Micachu and the Shapes – Never album review



written by
Brian Benton

Brian Benton is a student at Washington University in St. Louis, born and raised in the Bay Area. He likes writing, photography, biking, Andrew Jackson Jihad and Childish Gambino.

Micachu and the Shapes’ first album Jewellery consisted of two kinds of songs. The impressively complex and decadently layered ones that blow you away and the ones that sound something like what you might hear a group of street musicians performing with trashcans and cheap electric guitars in a New York Subway stop. Their second album, Never is mostly just the second.

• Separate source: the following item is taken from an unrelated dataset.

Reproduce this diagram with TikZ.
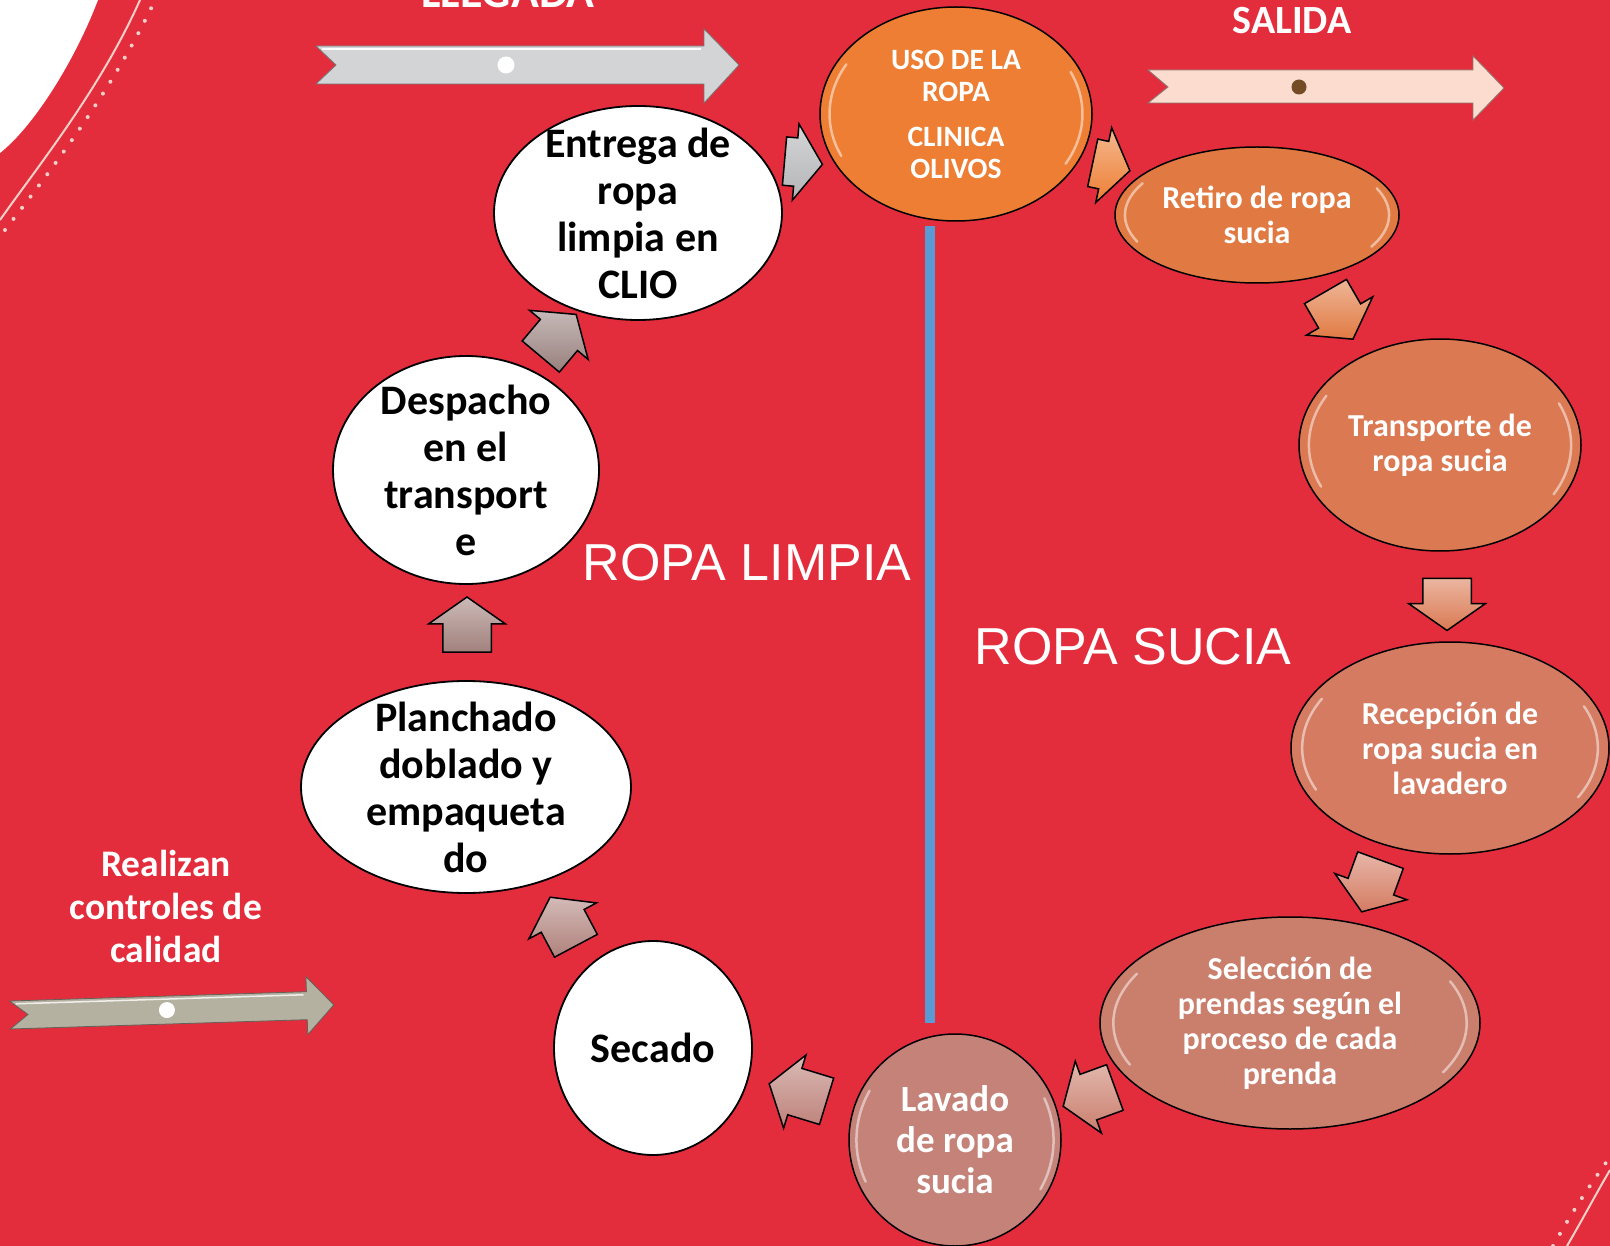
\documentclass[tikz,border=0pt]{standalone}
\usepackage{fontspec}
\setmainfont{Carlito}
\newfontfamily\arialfont{Liberation Sans}
\usetikzlibrary{shapes.geometric,shapes.arrows,calc}

\definecolor{bgred}{RGB}{227,45,60}
\definecolor{divblue}{RGB}{91,155,213}
\definecolor{usoorange}{RGB}{237,126,51}
\definecolor{retiroc}{RGB}{225,122,66}
\definecolor{transpc}{RGB}{218,121,82}
\definecolor{recepc}{RGB}{212,123,98}
\definecolor{selecc}{RGB}{202,126,108}
\definecolor{lavadoc}{RGB}{196,130,121}
\definecolor{llegadagray}{RGB}{211,212,214}
\definecolor{salidapink}{RGB}{251,220,207}
\definecolor{controlgray}{RGB}{180,177,161}
\definecolor{paleline}{RGB}{246,208,200}

\tikzset{
  gloss/.style={white, line width=2.5pt, opacity=0.5, line cap=round},
  stepwhite/.style={ellipse, draw=black, line width=1.8pt, fill=white, inner sep=0pt},
  steporange/.style={ellipse, draw=black, line width=1.5pt, fill=#1, inner sep=0pt,
    path picture={
      \draw[gloss] let \p1=(path picture bounding box.north east), \p2=(path picture bounding box.center) in
        ($(\p2)+({0.93*(\x1-\x2)*cos(205)},{0.93*(\y1-\y2)*sin(205)})$)
        arc[start angle=205, end angle=150, x radius={0.93*(\x1-\x2)}, y radius={0.93*(\y1-\y2)}];
      \draw[gloss] let \p1=(path picture bounding box.north east), \p2=(path picture bounding box.center) in
        ($(\p2)+({0.93*(\x1-\x2)*cos(25)},{0.93*(\y1-\y2)*sin(25)})$)
        arc[start angle=25, end angle=-30, x radius={0.93*(\x1-\x2)}, y radius={0.93*(\y1-\y2)}];
    }},
  whitetext/.style={align=center, inner sep=0pt, font=\bfseries\fontsize{42}{47}\selectfont},
  orangetext/.style={align=center, inner sep=0pt, text=white, font=\bfseries\fontsize{32}{35}\selectfont},
  cycarrow/.style={single arrow, draw=black, line width=1.5pt, inner xsep=0pt, inner ysep=23.5pt,
    top color=#1!55!white, bottom color=#1, single arrow head extend=14pt, single arrow tip angle=110},
  bigarrow/.style={fill=#1, draw=#1!55!black, line width=0.8pt},
  sidelabel/.style={text=white, align=center, inner sep=0pt, font=\bfseries\fontsize{37.5}{43}\selectfont},
  biglabel/.style={text=white, anchor=base, inner sep=0pt, font=\arialfont\fontsize{52}{60}\selectfont},
  divider/.style={draw=divblue, line width=10pt}
}

\begin{document}
\begin{tikzpicture}[x=1pt,y=-1pt]
\useasboundingbox (0,0) rectangle (1610,1246);
\clip (0,0) rectangle (1610,1246);
\fill[bgred] (0,0) rectangle (1610,1246);

% corner decorations
\fill[white] (0,0) -- (98,0) .. controls (75,60) and (35,125) .. (0,153) -- cycle;
\draw[paleline, line width=2pt] (0,220) .. controls (35,170) and (100,90) .. (140,0);
\draw[paleline, line width=4pt, line cap=round, dash pattern=on 0pt off 14pt] (5,230) .. controls (45,178) and (112,92) .. (155,0);
\draw[paleline, line width=2pt] (1567,1246) .. controls (1585,1215) and (1597,1192) .. (1610,1170);
\draw[paleline, line width=4pt, line cap=round, dash pattern=on 0pt off 14pt] (1553,1246) .. controls (1572,1212) and (1590,1185) .. (1610,1157);

% big arrows
\draw[bigarrow=llegadagray] (316,46) -- (704,46) -- (704,29) -- (739,65) -- (704,103) -- (704,84) -- (316,84) -- (336,65) -- cycle;
\draw[white, line width=2pt] (322,49) -- (701,49);
\fill[white] (506,65) circle (8.5);
\draw[bigarrow=salidapink] (1148,70) -- (1473,70) -- (1473,56) -- (1504,88) -- (1473,120) -- (1473,103) -- (1148,103) -- (1168,87) -- cycle;
\fill[brown!60!black] (1299,87) circle (7.5);
\begin{scope}[shift={(10,1015)}, rotate=1.8]
\draw[bigarrow=controlgray] (0,-14) -- (297,-14) -- (297,-29) -- (324,0) -- (297,29) -- (297,14) -- (0,14) -- (18,0) -- cycle;
\draw[white!80!controlgray, line width=1.5pt] (6,-11) -- (294,-11);
\fill[white] (157,0) circle (8);
\end{scope}

\node[text=white, anchor=base, inner sep=0pt, font=\bfseries\fontsize{46}{50}\selectfont] (llegada) at (508,8) {LLEGADA};
\node[text=white, anchor=base, inner sep=0pt, font=\bfseries\fontsize{40}{46}\selectfont] (salida) at (1292,34) {SALIDA};
\node[sidelabel] (controles) at (166,906) {Realizan\\controles de\\calidad};

% divider
\coordinate (divtop) at (930,226);
\coordinate (divbot) at (930,1023);
\draw[divider] (divtop) -- (divbot);
\node[biglabel] (limpia) at (747,580) {ROPA LIMPIA};
\node[biglabel] (sucia) at (1133,664) {ROPA SUCIA};

% steps, dirty side
\node[steporange=usoorange, minimum width=272pt, minimum height=214pt] (uso) at (956,114) {};
\node[orangetext, font=\bfseries\fontsize{29.5}{32}\selectfont] (uso-t) at (uso) {USO DE LA\\ROPA\\[13pt]CLINICA\\OLIVOS};
\node[steporange=retiroc, minimum width=284pt, minimum height=136pt] (retiro) at (1257,215) {};
\node[orangetext] (retiro-t) at (retiro) {Retiro de ropa\\sucia};
\node[steporange=transpc, minimum width=282pt, minimum height=212pt] (transporte) at (1440,445) {};
\node[orangetext] (transporte-t) at (transporte) {Transporte de\\ropa sucia};
\node[steporange=recepc, minimum width=318pt, minimum height=212pt] (recepcion) at (1450,748) {};
\node[orangetext] (recepcion-t) at (recepcion) {Recepción de\\ropa sucia en\\lavadero};
\node[steporange=selecc, minimum width=380pt, minimum height=212pt] (seleccion) at (1290,1023) {};
\node[orangetext] (seleccion-t) at (seleccion) {Selección de\\prendas según el\\proceso de cada\\prenda};
\node[steporange=lavadoc, minimum width=212pt, minimum height=212pt] (lavado) at (955,1140) {};
\node[orangetext, font=\bfseries\fontsize{37}{41}\selectfont] (lavado-t) at (lavado) {Lavado\\de ropa\\sucia};

% steps, clean side
\node[stepwhite, minimum width=198pt, minimum height=214pt] (secado) at (653,1048) {};
\node[whitetext] (secado-t) at (secado) {Secado};
\node[stepwhite, minimum width=330pt, minimum height=212pt] (planchado) at (466,787) {};
\node[whitetext] (planchado-t) at (planchado) {Planchado\\doblado y\\empaqueta\\do};
\node[stepwhite, minimum width=266pt, minimum height=228pt] (despacho) at (466,470) {};
\node[whitetext] (despacho-t) at (despacho) {Despacho\\en el\\transport\\e};
\node[stepwhite, minimum width=288pt, minimum height=214pt] (entrega) at (638,213) {};
\node[whitetext] (entrega-t) at (entrega) {Entrega de\\ropa\\limpia en\\CLIO};

% cycle arrows: x/y/angle/length/colour/name
\foreach \px/\py/\ang/\len/\col/\nm in {
  795/162/-5/38/llegadagray!85!black/a1, 1103/165/-12/38/usoorange/a2,
  1335/308/-60/55/retiroc/a3, 1447/596/-90/52/transpc/a4,
  1374/878/-110/55/recepc/a5, 1097/1094/-160/55/selecc/a6,
  806/1095/163/60/lavadoc!90!gray/a7, 567/929/118/55/lavadoc!70!gray/a8,
  467/633/90/55/lavadoc!50!gray/a9, 553/342/50/55/lavadoc!35!gray/a10}
  \node[cycarrow=\col, minimum height=\len pt, rotate=\ang] (\nm) at (\px,\py) {};
\end{tikzpicture}
\end{document}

Released in 2009, Jewellery, was for the most part reviewed as impressive at times but incosistent. “Mostly,” said Pitchfork writer Douglas Wolk in his 2009 review, “Jewellery is a vehicle to show off the band’s hoard of shiny new sounds, although they haven’t yet figured out how to sort out the gemstones they’ve got in abundance from their ice chips and broken glass.” Unfortunately, seem to have regressed with Never. The ice chips and broken glass took over.

“Waste” is driven by beeps, screeches and the reverb of Levi’s altered vocals. It’s harsh and lacks a real defining factor. For the most part, it’s noise.

“Low Dogg” is a bit better, as it has a more distinguished beat, but is unable to build or come together in any way. Spoken vocals are placed over more screeches and an occasional sound that could easily be a frog croaking. Even “Low Dogg,” at a mere 2:41, is a task to get through though.

Near the end of Never is “Nothing,” a smoother, calmer track that lays off the trash-can drums and puts more into the vocals. It is a nice break, but not enough to cancel out the sounds that came before it.

Unlike Jewellery, which was whimsical and pleasant at points, Never is weird and chaotic. When each of the 14 songs begins, you hope it will be the shining moment that you have been waiting for, but then a reckless, lo-fi guitar comes in and you wait for the next.

Never in a way succeeds at what it is. It is meant to be weird and obscure, and Levi probably had no intentions of it being a mainstream success. But, from a listening perspective where enjoying the music is the most important, Never fails with flying colors.